**WHAT IS REQUIRED**
Leave the pictures out and copy exactly the lines from the line containing "Give me the" to the line containing "Chart.register(...registerables);", both lines included.

-- START OF DATA PROVIDED --

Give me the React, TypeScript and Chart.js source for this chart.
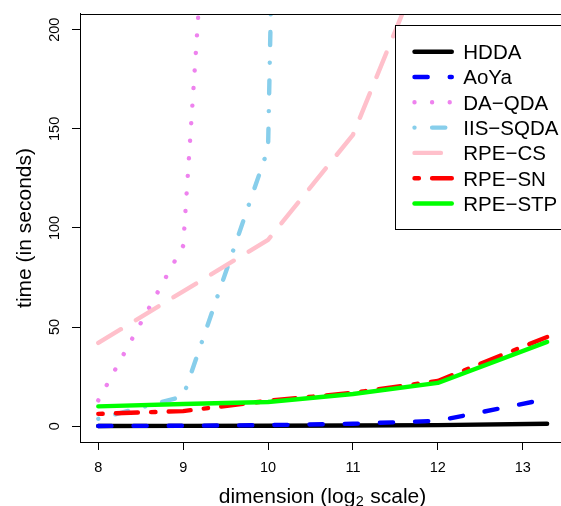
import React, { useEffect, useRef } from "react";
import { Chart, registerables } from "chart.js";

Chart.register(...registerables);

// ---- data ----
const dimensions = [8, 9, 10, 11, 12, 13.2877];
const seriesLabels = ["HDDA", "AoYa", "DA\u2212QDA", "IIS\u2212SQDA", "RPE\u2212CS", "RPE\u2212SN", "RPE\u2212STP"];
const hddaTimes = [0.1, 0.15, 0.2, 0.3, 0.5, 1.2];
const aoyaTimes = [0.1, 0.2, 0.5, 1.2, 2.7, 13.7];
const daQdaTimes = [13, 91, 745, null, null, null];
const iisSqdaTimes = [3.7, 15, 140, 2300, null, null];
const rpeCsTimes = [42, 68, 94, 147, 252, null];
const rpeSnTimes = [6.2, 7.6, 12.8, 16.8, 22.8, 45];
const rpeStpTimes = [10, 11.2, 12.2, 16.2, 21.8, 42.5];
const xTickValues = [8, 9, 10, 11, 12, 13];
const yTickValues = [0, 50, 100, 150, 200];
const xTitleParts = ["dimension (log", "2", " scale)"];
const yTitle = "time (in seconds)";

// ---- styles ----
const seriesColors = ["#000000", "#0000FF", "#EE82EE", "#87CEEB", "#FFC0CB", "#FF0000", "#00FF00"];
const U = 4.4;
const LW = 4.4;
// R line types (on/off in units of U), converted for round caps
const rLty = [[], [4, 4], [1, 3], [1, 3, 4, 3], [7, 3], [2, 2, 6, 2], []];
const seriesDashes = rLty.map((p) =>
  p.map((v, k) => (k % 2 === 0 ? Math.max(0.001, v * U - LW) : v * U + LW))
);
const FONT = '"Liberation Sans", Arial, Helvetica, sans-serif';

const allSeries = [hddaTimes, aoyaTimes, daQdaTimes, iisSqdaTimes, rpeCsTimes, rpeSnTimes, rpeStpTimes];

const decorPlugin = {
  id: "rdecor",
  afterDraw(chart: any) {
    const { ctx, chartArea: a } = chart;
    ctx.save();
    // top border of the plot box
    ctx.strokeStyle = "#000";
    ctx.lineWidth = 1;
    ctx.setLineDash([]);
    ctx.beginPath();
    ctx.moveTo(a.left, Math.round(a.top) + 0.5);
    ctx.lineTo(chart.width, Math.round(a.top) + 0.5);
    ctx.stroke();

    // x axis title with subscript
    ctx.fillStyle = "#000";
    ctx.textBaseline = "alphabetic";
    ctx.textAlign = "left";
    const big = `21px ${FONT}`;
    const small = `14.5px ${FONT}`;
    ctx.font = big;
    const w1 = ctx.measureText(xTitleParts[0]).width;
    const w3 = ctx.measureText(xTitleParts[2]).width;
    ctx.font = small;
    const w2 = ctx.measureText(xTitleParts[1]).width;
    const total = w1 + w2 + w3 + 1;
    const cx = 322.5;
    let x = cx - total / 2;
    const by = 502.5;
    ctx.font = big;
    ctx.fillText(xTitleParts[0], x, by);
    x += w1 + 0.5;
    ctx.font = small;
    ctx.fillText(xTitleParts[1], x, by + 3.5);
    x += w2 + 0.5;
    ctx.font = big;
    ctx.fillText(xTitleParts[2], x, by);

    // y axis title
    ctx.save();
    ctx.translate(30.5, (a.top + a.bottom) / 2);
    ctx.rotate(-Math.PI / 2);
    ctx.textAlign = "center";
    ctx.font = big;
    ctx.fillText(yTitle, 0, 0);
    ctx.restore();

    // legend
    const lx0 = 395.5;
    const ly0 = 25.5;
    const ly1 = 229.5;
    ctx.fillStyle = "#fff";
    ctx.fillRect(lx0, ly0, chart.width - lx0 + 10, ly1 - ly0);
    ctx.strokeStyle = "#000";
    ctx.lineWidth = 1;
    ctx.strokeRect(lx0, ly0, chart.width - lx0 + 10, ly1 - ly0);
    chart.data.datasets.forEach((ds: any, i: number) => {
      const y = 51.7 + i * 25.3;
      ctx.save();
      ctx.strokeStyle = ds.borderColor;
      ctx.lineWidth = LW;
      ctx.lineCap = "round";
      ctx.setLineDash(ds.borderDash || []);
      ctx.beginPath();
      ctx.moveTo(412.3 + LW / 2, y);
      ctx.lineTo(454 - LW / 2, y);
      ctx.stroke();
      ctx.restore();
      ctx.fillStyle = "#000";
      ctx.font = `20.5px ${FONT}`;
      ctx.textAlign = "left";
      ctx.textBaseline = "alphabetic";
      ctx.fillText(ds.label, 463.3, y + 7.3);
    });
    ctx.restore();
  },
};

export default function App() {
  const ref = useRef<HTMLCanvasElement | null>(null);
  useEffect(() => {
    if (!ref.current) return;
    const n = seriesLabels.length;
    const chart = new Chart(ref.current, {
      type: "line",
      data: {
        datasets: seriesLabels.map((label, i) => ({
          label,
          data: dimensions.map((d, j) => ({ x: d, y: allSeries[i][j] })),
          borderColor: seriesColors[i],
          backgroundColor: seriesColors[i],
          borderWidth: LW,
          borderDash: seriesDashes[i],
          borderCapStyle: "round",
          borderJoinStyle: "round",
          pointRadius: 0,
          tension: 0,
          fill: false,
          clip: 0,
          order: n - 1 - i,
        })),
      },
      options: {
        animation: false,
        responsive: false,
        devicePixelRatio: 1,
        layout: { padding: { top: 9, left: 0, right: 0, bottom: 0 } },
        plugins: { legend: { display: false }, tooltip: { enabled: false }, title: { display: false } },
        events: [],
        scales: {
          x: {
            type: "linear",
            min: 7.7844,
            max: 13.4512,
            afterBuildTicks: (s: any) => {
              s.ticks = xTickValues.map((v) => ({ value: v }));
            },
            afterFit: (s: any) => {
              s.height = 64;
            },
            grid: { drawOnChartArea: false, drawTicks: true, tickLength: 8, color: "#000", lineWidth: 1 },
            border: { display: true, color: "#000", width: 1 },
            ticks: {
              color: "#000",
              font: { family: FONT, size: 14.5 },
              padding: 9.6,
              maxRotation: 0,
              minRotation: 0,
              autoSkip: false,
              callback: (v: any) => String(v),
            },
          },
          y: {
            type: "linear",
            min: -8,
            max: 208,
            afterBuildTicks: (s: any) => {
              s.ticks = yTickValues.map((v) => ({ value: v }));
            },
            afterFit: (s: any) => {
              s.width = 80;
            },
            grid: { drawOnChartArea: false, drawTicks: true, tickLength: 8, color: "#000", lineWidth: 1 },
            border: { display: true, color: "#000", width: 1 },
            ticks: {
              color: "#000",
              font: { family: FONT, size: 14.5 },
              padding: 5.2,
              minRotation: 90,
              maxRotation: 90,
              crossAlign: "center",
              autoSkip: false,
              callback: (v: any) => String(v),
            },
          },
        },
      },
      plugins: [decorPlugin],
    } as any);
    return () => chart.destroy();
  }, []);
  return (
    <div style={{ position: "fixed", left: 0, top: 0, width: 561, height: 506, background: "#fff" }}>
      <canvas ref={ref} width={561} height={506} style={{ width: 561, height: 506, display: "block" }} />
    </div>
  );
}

-- END OF DATA PROVIDED --
-- START OF DATA PROVIDED --

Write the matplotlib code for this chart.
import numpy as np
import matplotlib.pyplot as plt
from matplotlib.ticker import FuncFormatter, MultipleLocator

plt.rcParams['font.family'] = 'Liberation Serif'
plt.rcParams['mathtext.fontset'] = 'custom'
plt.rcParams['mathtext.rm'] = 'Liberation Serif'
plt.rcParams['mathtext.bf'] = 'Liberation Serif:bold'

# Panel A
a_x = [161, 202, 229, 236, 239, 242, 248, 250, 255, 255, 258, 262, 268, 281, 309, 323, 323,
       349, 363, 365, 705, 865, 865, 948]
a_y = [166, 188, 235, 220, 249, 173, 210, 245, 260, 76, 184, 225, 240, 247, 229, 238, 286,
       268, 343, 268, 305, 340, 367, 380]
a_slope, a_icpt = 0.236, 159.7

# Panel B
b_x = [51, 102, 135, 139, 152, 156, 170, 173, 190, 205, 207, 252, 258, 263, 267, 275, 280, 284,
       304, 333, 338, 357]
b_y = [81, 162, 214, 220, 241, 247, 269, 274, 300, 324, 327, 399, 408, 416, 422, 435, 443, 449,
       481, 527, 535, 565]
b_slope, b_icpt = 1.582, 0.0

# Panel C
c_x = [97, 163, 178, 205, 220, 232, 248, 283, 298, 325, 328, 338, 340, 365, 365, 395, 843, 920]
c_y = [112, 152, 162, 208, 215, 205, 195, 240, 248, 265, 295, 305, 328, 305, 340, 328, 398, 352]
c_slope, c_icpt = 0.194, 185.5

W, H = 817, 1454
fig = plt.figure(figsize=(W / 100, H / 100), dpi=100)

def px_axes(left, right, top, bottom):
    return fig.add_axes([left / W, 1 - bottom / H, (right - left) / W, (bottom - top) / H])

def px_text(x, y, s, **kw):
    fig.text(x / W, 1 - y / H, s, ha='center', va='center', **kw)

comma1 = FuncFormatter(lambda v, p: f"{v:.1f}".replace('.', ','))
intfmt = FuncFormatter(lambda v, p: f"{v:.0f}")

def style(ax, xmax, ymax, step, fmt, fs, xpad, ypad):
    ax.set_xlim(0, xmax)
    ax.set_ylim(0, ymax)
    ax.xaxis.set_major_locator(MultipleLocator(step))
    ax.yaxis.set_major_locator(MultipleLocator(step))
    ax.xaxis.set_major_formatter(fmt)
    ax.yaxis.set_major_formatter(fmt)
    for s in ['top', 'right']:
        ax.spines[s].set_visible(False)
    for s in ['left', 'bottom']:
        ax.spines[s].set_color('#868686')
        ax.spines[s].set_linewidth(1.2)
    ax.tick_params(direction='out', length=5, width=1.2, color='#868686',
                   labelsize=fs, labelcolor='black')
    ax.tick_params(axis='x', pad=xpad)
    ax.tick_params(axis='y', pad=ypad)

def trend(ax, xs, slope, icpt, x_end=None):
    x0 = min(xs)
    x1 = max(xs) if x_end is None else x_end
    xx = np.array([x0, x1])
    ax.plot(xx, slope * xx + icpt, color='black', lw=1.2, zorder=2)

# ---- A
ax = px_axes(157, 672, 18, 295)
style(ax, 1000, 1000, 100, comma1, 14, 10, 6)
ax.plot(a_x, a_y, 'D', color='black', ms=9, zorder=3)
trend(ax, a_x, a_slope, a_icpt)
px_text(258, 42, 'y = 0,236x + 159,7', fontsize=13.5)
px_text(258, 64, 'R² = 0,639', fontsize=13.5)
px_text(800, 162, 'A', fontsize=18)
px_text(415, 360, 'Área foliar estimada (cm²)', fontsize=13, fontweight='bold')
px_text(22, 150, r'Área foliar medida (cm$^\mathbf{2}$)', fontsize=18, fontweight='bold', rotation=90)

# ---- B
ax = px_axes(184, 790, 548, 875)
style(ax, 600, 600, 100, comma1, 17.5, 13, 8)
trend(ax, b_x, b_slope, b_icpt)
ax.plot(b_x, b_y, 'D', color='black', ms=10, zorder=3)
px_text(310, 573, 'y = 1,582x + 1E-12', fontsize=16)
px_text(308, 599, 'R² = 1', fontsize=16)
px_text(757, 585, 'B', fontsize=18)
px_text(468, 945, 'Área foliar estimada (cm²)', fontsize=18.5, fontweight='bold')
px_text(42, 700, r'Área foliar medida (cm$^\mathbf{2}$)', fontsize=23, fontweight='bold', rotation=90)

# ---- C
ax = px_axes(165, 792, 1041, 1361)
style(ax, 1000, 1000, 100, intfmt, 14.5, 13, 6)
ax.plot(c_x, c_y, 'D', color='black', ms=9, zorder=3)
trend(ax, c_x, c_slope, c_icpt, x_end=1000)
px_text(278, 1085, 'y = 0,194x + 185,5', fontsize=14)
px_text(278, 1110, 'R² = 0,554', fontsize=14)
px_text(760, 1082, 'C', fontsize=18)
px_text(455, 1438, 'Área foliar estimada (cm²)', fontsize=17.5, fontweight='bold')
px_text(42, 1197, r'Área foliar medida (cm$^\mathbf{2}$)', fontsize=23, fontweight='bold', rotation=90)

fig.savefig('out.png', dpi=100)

-- END OF DATA PROVIDED --
-- START OF DATA PROVIDED --

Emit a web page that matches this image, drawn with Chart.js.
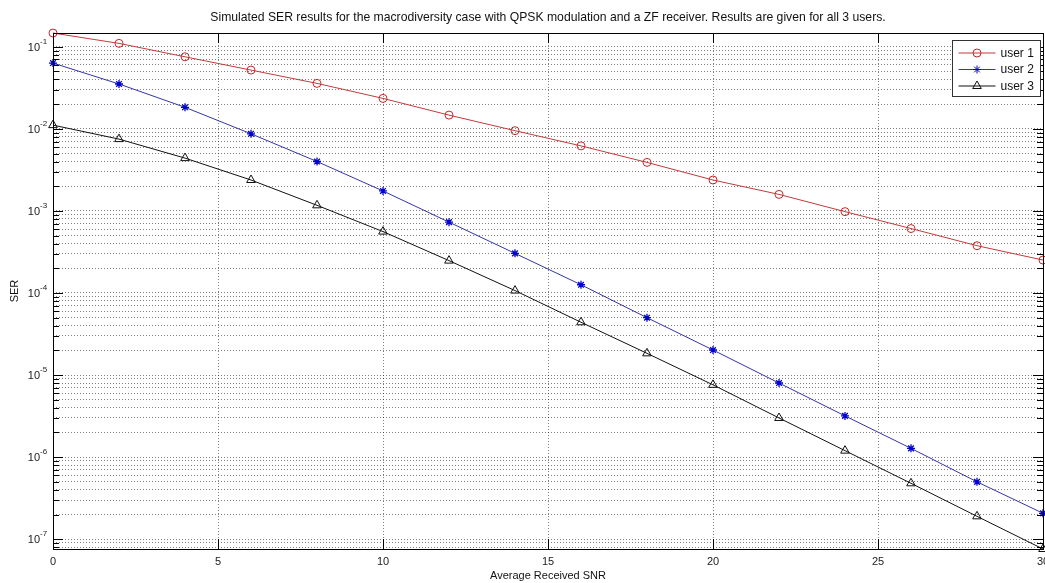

-- END OF DATA PROVIDED --

**REPLY**
Give me the React, TypeScript and Chart.js source for this chart.
import React, { useEffect, useRef } from "react";
import { Chart, registerables } from "chart.js";

Chart.register(...registerables);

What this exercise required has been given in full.